* Exercise task: Reproduce the lines below exactly, from the one containing "Clone this diagram in TikZ." through the one containing "ml tam konsantrasyon\\Fraser", both included. Leave out any pictures.

-------- Input rows --------

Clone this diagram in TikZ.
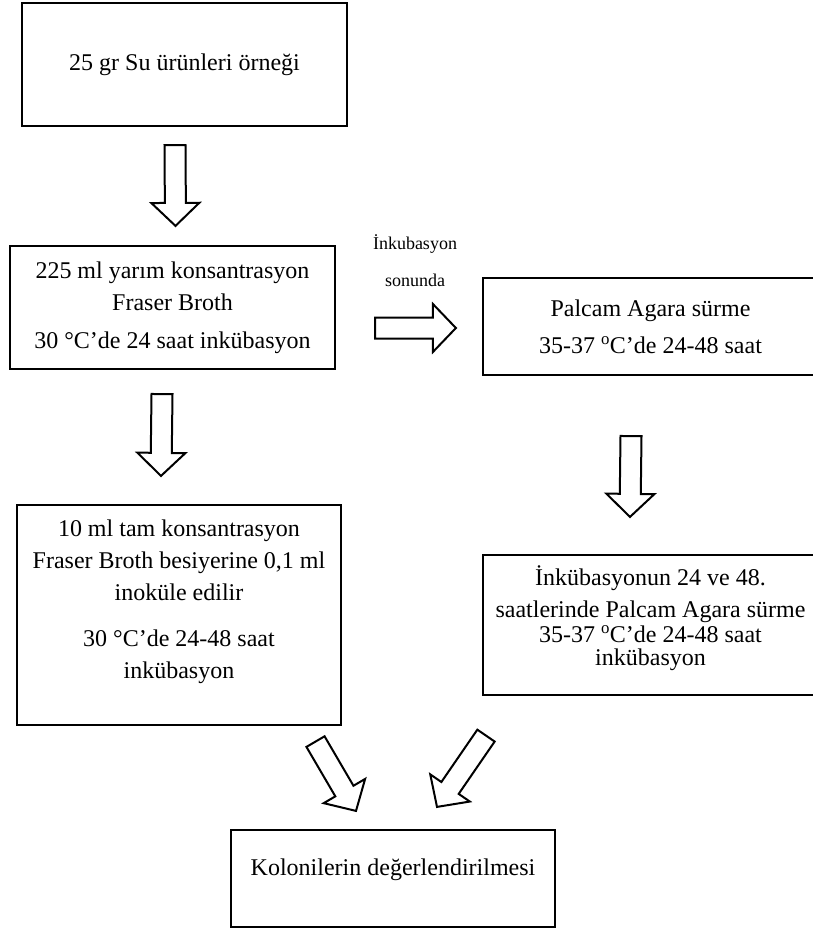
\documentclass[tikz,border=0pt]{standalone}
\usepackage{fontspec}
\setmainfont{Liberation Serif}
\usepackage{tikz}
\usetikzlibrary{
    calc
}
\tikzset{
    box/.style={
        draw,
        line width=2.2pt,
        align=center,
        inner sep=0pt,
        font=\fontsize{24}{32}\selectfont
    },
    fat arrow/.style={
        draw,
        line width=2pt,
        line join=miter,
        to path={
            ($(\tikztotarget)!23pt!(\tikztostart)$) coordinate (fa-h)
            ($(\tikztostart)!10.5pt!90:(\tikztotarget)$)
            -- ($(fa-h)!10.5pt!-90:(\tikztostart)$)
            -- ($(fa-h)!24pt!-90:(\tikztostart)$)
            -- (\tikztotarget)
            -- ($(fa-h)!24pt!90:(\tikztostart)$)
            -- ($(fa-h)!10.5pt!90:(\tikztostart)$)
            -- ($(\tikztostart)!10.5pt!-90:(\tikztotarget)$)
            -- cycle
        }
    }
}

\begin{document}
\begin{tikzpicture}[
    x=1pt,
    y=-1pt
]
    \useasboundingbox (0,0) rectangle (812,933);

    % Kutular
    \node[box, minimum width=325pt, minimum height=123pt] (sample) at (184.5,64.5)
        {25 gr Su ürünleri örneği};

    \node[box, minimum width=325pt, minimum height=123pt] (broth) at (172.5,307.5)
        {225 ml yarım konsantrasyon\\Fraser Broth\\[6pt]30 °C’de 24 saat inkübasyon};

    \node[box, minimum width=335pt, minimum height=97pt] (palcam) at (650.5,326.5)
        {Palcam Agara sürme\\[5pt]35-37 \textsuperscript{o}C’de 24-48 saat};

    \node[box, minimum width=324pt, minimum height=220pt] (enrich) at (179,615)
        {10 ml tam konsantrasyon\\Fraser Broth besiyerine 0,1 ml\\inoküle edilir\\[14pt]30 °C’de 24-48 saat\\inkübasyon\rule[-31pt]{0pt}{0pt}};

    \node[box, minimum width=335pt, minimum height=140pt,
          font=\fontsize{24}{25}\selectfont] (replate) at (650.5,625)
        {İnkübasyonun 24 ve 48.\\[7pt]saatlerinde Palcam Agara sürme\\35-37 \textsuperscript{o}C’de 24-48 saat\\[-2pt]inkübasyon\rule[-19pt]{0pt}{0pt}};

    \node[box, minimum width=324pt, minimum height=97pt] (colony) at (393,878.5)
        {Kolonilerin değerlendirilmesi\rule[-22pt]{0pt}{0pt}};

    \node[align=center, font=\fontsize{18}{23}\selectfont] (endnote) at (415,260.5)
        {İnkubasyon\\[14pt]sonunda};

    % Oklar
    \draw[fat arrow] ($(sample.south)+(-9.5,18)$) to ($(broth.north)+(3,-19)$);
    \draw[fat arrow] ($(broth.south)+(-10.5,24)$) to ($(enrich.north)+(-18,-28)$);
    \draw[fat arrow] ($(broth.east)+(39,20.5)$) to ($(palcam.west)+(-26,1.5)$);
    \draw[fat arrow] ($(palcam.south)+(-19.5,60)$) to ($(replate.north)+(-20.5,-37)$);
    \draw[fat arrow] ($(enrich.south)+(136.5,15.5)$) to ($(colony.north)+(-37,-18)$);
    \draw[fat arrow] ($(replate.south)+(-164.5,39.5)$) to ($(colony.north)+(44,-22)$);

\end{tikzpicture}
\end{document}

--------
-------- Input rows --------

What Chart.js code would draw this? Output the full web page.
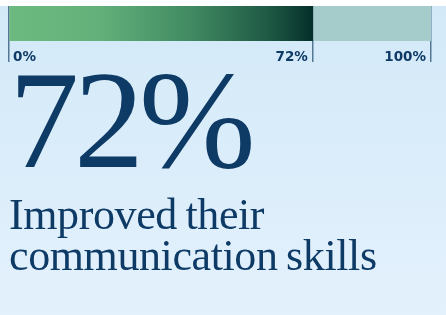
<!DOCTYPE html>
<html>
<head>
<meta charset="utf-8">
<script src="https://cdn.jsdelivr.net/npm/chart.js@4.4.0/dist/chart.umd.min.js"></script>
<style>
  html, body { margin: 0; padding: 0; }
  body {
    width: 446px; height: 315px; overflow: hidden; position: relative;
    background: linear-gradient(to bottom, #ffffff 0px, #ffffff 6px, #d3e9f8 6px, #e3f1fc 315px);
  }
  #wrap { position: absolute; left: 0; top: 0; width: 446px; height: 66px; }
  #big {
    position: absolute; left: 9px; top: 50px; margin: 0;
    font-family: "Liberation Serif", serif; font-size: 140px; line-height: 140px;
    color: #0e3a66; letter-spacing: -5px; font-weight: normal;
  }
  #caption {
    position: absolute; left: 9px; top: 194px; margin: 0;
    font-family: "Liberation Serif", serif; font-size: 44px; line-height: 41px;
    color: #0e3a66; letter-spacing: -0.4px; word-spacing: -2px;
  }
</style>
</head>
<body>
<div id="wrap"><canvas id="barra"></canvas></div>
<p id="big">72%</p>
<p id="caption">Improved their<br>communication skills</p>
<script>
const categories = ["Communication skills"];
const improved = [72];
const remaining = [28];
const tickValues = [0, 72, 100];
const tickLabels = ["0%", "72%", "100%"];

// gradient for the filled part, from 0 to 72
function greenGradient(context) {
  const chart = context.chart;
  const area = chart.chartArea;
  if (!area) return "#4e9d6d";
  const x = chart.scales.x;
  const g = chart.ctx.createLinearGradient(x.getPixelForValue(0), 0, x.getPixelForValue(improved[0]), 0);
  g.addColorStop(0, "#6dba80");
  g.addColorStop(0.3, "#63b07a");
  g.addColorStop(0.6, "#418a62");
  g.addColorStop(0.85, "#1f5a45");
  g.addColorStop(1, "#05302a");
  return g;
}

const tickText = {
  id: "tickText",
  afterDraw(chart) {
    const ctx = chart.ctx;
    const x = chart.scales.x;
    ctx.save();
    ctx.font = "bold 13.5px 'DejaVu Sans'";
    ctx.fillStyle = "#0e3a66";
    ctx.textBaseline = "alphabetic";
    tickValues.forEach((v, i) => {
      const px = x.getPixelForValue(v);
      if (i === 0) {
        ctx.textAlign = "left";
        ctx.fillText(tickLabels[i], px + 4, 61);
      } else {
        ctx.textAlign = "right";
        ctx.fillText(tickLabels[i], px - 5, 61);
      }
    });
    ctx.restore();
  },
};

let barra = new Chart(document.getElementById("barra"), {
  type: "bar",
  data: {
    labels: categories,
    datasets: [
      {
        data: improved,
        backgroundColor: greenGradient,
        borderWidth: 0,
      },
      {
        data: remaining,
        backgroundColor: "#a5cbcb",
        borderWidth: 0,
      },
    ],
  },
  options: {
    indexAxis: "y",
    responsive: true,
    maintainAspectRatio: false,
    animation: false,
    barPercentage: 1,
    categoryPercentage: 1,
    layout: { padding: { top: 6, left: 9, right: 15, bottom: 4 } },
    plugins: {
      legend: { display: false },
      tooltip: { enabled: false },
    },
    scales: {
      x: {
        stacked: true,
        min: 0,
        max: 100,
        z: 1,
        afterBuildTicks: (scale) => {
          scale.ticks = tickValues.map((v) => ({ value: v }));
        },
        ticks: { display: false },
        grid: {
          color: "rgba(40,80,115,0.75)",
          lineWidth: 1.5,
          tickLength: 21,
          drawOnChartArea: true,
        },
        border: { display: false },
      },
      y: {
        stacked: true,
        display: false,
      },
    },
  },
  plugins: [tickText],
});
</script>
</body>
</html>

--------

* Answer to the task:
Clone this diagram in TikZ.
\documentclass[tikz,border=0pt]{standalone}
\usepackage{fontspec}
\setmainfont{Liberation Serif}
\usepackage{tikz}
\usetikzlibrary{
    calc
}
\tikzset{
    box/.style={
        draw,
        line width=2.2pt,
        align=center,
        inner sep=0pt,
        font=\fontsize{24}{32}\selectfont
    },
    fat arrow/.style={
        draw,
        line width=2pt,
        line join=miter,
        to path={
            ($(\tikztotarget)!23pt!(\tikztostart)$) coordinate (fa-h)
            ($(\tikztostart)!10.5pt!90:(\tikztotarget)$)
            -- ($(fa-h)!10.5pt!-90:(\tikztostart)$)
            -- ($(fa-h)!24pt!-90:(\tikztostart)$)
            -- (\tikztotarget)
            -- ($(fa-h)!24pt!90:(\tikztostart)$)
            -- ($(fa-h)!10.5pt!90:(\tikztostart)$)
            -- ($(\tikztostart)!10.5pt!-90:(\tikztotarget)$)
            -- cycle
        }
    }
}

\begin{document}
\begin{tikzpicture}[
    x=1pt,
    y=-1pt
]
    \useasboundingbox (0,0) rectangle (812,933);

    % Kutular
    \node[box, minimum width=325pt, minimum height=123pt] (sample) at (184.5,64.5)
        {25 gr Su ürünleri örneği};

    \node[box, minimum width=325pt, minimum height=123pt] (broth) at (172.5,307.5)
        {225 ml yarım konsantrasyon\\Fraser Broth\\[6pt]30 °C’de 24 saat inkübasyon};

    \node[box, minimum width=335pt, minimum height=97pt] (palcam) at (650.5,326.5)
        {Palcam Agara sürme\\[5pt]35-37 \textsuperscript{o}C’de 24-48 saat};

    \node[box, minimum width=324pt, minimum height=220pt] (enrich) at (179,615)
        {10 ml tam konsantrasyon\\Fraser Broth besiyerine 0,1 ml\\inoküle edilir\\[14pt]30 °C’de 24-48 saat\\inkübasyon\rule[-31pt]{0pt}{0pt}};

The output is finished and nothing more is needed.